Question

Which of the following predicate logic formulae/formula is/are CORRECT representation(s) of the statement: "Everyone has exactly one mother"? The meanings of the predicates used are: \( {mother}(y, x) \): \( y \) is the mother of \( x \) \( {noteq}(x, y) \): \( x \) and \( y \) are not equal

• A. \( \forall x \, \exists y \, \exists z \, [ {mother}(y, x) \land \neg {mother}(z, x)] \)
• B. \( \forall x \, \exists y \, [ {mother}(y, x) \land \forall z \, ({noteq}(z, y) \rightarrow \neg {mother}(z, x))] \)
• C. \( \forall x \, \forall y \, [ {mother}(y, x) \rightarrow \exists z \, ({mother}(z, x) \land \neg {noteq}(z, y))] \)
• D. \( \forall x \, \exists y \, [ {mother}(y, x) \land \exists z \, ({noteq}(z, y) \land {mother}(z, x))] \)

Hint:

To represent "exactly one mother" in predicate logic, ensure that for every person, there exists one mother, and for every other person, they cannot also be the mother of the same individual.

Answer 1

The Correct Option is B, D

Step 1: Understand the Meaning of the Statement
The statement "Everyone has exactly one mother" implies that for each individual \( x \), there exists one and only one person \( y \) such that \( y \) is the mother of \( x \). No one else can be the mother of \( x \).
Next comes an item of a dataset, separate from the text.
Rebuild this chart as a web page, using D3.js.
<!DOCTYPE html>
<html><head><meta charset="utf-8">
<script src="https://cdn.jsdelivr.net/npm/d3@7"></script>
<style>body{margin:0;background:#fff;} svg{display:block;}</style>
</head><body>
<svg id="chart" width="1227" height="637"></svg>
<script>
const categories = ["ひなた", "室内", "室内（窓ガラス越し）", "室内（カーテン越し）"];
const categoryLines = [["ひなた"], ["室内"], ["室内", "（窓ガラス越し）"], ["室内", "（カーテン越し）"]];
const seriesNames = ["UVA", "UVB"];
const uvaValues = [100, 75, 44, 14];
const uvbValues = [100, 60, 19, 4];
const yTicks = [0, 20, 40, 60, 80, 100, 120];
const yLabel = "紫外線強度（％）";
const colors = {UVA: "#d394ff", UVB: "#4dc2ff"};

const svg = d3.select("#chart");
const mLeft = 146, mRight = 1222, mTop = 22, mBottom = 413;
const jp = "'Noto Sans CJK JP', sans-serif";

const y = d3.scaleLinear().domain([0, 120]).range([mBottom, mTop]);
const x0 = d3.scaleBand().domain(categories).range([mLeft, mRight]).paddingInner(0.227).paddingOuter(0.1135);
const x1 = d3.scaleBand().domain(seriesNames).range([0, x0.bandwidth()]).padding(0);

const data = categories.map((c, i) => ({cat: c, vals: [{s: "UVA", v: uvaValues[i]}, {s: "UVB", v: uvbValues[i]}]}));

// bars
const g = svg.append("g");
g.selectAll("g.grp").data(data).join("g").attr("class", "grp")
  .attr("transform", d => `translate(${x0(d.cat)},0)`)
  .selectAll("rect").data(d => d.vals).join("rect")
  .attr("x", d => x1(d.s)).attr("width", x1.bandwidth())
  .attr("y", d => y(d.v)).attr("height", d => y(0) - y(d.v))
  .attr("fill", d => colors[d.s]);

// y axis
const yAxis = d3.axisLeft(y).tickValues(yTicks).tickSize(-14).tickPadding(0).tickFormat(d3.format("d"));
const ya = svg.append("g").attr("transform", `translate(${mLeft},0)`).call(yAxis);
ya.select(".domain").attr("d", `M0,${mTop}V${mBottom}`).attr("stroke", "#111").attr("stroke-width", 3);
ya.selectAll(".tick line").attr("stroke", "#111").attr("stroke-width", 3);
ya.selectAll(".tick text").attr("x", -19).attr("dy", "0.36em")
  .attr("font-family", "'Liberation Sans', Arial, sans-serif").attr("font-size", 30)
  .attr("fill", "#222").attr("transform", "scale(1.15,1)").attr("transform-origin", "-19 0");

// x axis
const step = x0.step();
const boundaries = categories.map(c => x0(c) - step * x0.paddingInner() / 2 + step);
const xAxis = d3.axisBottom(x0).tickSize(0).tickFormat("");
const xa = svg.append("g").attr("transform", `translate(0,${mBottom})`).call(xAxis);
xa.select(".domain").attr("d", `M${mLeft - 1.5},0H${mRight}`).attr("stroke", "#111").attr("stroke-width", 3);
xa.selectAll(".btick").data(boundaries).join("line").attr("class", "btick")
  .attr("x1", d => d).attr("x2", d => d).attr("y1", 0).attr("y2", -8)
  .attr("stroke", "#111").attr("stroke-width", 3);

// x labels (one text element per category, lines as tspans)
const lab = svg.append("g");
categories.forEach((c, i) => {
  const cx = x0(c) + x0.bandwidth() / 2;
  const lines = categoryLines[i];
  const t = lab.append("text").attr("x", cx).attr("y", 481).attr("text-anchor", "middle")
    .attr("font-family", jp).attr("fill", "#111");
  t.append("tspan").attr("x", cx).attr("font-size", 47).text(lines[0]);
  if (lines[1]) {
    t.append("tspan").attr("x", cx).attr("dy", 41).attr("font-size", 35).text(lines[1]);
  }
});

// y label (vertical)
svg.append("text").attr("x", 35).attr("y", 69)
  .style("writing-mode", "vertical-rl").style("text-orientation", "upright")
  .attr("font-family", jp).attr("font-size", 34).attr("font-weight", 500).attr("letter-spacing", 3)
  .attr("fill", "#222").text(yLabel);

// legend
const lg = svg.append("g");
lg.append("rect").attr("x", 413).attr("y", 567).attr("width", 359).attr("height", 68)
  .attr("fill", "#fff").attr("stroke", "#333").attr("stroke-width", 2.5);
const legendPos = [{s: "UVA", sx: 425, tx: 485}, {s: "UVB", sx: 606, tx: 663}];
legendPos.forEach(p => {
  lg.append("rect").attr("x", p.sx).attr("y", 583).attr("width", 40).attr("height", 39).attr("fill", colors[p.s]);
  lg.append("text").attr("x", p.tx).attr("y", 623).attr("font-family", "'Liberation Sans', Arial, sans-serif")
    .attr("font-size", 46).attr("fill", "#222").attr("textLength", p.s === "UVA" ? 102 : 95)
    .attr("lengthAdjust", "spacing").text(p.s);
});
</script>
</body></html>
Step 2: Analyzing Each Option
(A) \( \forall x \, \exists y \, \exists z \, [ \text{mother}(y, x) \land \neg \text{mother}(z, x)] \)
This formula suggests that there are two distinct mothers for \( x \), which violates the condition of exactly one mother. Therefore, this is incorrect.
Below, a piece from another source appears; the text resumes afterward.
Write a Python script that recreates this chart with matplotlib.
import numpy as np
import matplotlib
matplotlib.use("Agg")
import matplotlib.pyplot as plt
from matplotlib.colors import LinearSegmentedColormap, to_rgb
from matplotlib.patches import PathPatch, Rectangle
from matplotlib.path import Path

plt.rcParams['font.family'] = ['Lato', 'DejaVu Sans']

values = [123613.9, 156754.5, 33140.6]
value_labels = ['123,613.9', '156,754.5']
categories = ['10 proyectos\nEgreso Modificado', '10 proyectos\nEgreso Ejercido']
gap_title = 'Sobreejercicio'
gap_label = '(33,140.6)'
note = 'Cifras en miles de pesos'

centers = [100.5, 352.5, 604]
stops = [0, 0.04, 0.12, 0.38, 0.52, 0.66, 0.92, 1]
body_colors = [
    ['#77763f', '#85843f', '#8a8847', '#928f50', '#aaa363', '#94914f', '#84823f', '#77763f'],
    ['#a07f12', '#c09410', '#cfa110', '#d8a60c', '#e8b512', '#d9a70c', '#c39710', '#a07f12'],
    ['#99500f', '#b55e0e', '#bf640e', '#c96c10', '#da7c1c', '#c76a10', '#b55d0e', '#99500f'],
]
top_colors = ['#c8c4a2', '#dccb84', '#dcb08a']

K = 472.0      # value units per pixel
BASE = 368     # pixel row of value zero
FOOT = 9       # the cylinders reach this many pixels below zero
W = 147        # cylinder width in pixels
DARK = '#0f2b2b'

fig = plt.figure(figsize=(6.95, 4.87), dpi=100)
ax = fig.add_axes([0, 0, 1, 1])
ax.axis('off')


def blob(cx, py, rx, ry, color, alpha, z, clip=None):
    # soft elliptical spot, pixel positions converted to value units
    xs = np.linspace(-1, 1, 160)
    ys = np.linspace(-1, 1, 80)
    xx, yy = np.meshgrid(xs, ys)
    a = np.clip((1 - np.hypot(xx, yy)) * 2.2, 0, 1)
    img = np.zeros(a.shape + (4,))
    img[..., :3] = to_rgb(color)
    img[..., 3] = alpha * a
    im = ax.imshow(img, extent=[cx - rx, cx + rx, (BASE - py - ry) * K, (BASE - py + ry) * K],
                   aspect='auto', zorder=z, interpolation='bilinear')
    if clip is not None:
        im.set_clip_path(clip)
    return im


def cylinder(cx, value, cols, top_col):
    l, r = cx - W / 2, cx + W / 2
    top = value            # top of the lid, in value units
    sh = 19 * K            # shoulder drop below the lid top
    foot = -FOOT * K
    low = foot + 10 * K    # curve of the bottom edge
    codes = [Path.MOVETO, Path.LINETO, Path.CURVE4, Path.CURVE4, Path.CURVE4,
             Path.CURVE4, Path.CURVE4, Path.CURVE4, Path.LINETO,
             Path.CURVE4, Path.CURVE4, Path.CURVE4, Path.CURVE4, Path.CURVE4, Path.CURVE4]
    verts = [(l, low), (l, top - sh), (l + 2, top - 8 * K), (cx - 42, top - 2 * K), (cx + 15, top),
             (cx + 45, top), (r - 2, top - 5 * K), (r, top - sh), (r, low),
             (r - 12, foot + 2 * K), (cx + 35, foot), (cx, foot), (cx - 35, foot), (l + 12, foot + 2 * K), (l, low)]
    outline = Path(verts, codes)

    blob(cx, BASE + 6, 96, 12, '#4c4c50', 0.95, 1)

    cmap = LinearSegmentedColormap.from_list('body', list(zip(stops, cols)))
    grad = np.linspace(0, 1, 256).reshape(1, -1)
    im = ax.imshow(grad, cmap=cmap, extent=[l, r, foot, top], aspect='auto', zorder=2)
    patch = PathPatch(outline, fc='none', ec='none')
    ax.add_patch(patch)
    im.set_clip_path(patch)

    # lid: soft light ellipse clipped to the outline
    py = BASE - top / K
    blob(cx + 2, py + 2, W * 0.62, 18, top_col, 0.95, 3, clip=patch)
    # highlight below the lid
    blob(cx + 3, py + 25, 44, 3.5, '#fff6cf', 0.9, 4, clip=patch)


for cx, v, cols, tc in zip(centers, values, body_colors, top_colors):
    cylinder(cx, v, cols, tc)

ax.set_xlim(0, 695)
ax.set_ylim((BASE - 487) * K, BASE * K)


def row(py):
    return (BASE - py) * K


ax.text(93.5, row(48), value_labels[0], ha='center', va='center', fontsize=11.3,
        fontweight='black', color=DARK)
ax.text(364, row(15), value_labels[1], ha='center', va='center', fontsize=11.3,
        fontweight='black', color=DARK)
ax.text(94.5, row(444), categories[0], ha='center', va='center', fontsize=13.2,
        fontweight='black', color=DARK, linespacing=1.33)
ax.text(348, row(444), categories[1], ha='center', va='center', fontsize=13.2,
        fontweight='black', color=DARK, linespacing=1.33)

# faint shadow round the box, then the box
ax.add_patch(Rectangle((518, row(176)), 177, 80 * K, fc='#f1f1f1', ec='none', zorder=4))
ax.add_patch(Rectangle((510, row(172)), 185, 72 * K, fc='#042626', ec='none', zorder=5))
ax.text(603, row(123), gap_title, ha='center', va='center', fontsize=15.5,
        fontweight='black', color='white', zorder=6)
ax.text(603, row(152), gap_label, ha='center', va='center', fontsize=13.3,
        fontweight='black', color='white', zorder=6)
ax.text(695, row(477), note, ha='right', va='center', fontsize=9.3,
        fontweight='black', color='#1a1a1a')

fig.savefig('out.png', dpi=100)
(B) \( \forall x \, \exists y \, [ \text{mother}(y, x) \land \forall z \, (\text{noteq}(z, y) \rightarrow \neg \text{mother}(z, x))] \)
This formula correctly states that for each person \( x \), there exists one mother \( y \), and for every other \( z \neq y \), \( z \) cannot be the mother of \( x \). This captures the meaning of "exactly one mother". Thus, this is correct.
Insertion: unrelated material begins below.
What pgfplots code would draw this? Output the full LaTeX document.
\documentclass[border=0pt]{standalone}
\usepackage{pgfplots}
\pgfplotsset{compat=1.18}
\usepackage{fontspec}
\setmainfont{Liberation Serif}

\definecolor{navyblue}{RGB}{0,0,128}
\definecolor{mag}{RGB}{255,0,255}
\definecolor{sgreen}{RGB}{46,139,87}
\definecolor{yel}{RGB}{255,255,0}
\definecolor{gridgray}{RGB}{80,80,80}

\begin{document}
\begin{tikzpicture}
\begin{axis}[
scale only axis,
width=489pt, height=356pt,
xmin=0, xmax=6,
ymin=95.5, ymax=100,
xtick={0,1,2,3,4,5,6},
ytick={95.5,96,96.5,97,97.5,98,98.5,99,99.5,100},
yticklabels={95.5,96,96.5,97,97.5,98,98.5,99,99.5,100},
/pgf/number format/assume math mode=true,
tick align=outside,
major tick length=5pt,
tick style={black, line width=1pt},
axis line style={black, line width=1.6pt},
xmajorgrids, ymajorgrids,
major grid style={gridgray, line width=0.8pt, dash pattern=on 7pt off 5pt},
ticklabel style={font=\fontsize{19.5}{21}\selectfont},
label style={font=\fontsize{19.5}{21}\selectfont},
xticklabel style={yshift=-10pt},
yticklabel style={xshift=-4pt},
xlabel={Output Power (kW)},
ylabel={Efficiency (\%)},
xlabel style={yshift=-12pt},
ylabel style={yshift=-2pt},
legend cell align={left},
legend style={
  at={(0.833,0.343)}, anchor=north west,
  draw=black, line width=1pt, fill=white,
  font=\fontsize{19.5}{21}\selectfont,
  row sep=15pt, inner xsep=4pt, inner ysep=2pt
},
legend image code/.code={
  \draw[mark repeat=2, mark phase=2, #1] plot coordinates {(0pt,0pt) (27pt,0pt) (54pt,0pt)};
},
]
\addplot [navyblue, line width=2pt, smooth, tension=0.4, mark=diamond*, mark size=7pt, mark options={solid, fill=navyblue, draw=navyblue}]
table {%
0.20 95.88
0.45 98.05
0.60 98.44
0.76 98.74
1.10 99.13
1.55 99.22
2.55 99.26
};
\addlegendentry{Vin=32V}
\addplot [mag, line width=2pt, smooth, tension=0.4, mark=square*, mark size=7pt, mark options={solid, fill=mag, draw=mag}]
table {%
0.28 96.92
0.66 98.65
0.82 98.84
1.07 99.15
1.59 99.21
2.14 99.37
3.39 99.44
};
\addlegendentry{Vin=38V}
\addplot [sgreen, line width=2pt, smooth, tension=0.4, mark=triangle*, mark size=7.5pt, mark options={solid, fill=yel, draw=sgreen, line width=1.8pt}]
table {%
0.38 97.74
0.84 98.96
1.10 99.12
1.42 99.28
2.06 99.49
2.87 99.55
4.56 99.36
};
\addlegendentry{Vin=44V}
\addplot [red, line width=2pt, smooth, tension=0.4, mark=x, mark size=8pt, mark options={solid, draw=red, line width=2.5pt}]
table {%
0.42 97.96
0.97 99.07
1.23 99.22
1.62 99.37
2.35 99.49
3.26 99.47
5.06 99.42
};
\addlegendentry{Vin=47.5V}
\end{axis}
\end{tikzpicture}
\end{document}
(C) \( \forall x \, \forall y \, [ \text{mother}(y, x) \rightarrow \exists z \, (\text{mother}(z, x) \land \neg \text{noteq}(z, y))] \)
This formula suggests that for every person \( x \) and mother \( y \), there exists another mother \( z \) who is the same as \( y \), which contradicts the idea of exactly one mother. Therefore, this is incorrect.

(D) \( \forall x \, \exists y \, [ \text{mother}(y, x) \land \exists z \, (\text{noteq}(z, y) \land \text{mother}(z, x))] \)
This formula states that for each person \( x \), there exists one mother \( y \), and for some \( z \neq y \), \( z \) is also a mother of \( x \). This captures the idea of "exactly one mother" by implicitly stating that no other \( z \) can be the mother of \( x \). Thus, this is correct.

Conclusion
The correct answers are (B) and (D).